-- INFORMATION GIVEN --
* begin *

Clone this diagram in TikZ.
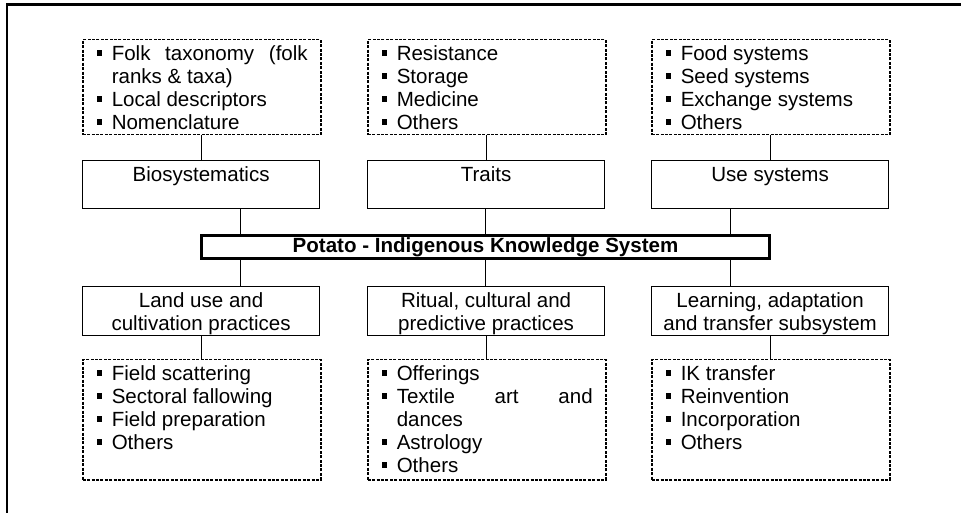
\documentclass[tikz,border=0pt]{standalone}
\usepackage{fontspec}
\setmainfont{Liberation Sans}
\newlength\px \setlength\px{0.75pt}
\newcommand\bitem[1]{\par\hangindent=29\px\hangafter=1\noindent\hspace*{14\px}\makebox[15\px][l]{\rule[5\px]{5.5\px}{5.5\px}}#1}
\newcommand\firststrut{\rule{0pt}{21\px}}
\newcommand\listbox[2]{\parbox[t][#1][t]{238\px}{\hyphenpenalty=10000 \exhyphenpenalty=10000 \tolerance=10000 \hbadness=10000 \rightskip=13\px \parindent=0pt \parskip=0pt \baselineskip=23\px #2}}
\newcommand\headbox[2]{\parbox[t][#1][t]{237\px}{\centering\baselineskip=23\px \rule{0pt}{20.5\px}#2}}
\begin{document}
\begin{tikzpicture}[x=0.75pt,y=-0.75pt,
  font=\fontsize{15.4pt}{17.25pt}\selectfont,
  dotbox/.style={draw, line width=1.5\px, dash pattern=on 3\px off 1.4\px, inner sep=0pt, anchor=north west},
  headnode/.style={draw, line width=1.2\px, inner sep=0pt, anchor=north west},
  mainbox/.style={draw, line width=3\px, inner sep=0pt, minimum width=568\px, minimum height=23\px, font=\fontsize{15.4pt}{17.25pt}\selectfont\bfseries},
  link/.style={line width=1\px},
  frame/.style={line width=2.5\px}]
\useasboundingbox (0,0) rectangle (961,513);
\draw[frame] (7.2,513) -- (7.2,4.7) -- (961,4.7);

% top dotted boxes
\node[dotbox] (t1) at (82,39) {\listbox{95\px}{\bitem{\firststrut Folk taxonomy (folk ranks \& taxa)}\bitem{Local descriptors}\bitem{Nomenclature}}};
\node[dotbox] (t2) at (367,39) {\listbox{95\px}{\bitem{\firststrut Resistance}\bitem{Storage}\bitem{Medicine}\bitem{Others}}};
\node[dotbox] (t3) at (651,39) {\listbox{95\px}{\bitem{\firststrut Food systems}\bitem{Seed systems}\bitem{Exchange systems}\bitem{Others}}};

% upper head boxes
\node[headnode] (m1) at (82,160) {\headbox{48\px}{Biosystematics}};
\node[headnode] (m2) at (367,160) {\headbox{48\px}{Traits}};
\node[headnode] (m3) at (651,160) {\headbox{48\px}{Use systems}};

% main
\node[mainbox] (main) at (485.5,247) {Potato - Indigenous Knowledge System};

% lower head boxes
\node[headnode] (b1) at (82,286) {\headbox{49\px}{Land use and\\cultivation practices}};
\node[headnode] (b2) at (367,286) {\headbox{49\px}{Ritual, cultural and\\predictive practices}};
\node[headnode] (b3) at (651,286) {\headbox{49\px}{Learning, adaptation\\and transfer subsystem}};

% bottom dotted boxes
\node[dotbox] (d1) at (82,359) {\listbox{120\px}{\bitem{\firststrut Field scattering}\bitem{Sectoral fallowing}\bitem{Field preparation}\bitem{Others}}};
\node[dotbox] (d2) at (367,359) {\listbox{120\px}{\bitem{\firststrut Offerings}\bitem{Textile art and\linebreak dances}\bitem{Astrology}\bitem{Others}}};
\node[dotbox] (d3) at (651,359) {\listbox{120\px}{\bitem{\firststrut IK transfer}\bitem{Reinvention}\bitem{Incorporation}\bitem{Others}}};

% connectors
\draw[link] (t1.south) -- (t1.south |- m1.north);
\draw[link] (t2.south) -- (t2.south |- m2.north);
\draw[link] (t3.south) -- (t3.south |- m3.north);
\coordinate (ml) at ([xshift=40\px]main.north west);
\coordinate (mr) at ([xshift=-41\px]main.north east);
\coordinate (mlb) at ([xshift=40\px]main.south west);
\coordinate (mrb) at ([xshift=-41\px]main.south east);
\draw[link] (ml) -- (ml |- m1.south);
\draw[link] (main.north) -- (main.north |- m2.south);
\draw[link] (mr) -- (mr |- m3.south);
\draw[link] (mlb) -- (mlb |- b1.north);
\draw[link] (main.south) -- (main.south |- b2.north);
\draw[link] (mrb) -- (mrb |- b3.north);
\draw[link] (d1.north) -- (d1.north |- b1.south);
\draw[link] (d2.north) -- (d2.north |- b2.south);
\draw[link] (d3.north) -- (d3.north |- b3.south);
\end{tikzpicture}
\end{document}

* end *
* begin *

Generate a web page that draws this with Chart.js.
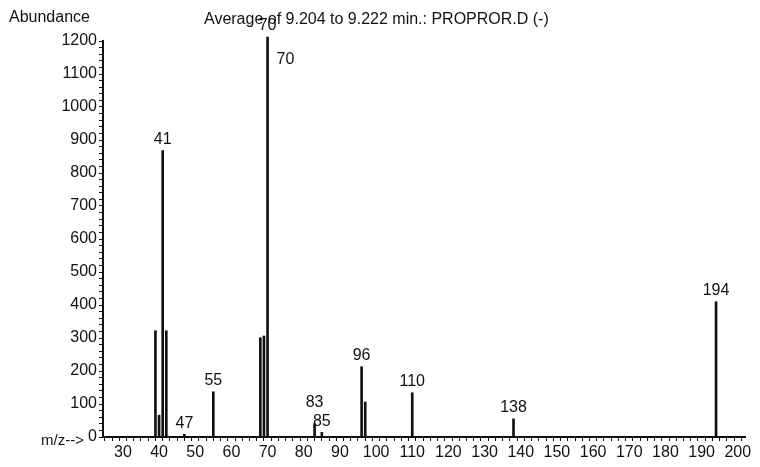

* end *

-- EXERCISE INSTRUCTIONS --
Drop the images and output only the lines from the one that contains "Clone this diagram in TikZ." to the one that contains "(main) at (485.5,247)", both included.

-- EXERCISE OUTPUT --
Clone this diagram in TikZ.
\documentclass[tikz,border=0pt]{standalone}
\usepackage{fontspec}
\setmainfont{Liberation Sans}
\newlength\px \setlength\px{0.75pt}
\newcommand\bitem[1]{\par\hangindent=29\px\hangafter=1\noindent\hspace*{14\px}\makebox[15\px][l]{\rule[5\px]{5.5\px}{5.5\px}}#1}
\newcommand\firststrut{\rule{0pt}{21\px}}
\newcommand\listbox[2]{\parbox[t][#1][t]{238\px}{\hyphenpenalty=10000 \exhyphenpenalty=10000 \tolerance=10000 \hbadness=10000 \rightskip=13\px \parindent=0pt \parskip=0pt \baselineskip=23\px #2}}
\newcommand\headbox[2]{\parbox[t][#1][t]{237\px}{\centering\baselineskip=23\px \rule{0pt}{20.5\px}#2}}
\begin{document}
\begin{tikzpicture}[x=0.75pt,y=-0.75pt,
  font=\fontsize{15.4pt}{17.25pt}\selectfont,
  dotbox/.style={draw, line width=1.5\px, dash pattern=on 3\px off 1.4\px, inner sep=0pt, anchor=north west},
  headnode/.style={draw, line width=1.2\px, inner sep=0pt, anchor=north west},
  mainbox/.style={draw, line width=3\px, inner sep=0pt, minimum width=568\px, minimum height=23\px, font=\fontsize{15.4pt}{17.25pt}\selectfont\bfseries},
  link/.style={line width=1\px},
  frame/.style={line width=2.5\px}]
\useasboundingbox (0,0) rectangle (961,513);
\draw[frame] (7.2,513) -- (7.2,4.7) -- (961,4.7);

% top dotted boxes
\node[dotbox] (t1) at (82,39) {\listbox{95\px}{\bitem{\firststrut Folk taxonomy (folk ranks \& taxa)}\bitem{Local descriptors}\bitem{Nomenclature}}};
\node[dotbox] (t2) at (367,39) {\listbox{95\px}{\bitem{\firststrut Resistance}\bitem{Storage}\bitem{Medicine}\bitem{Others}}};
\node[dotbox] (t3) at (651,39) {\listbox{95\px}{\bitem{\firststrut Food systems}\bitem{Seed systems}\bitem{Exchange systems}\bitem{Others}}};

% upper head boxes
\node[headnode] (m1) at (82,160) {\headbox{48\px}{Biosystematics}};
\node[headnode] (m2) at (367,160) {\headbox{48\px}{Traits}};
\node[headnode] (m3) at (651,160) {\headbox{48\px}{Use systems}};

% main
\node[mainbox] (main) at (485.5,247) {Potato - Indigenous Knowledge System};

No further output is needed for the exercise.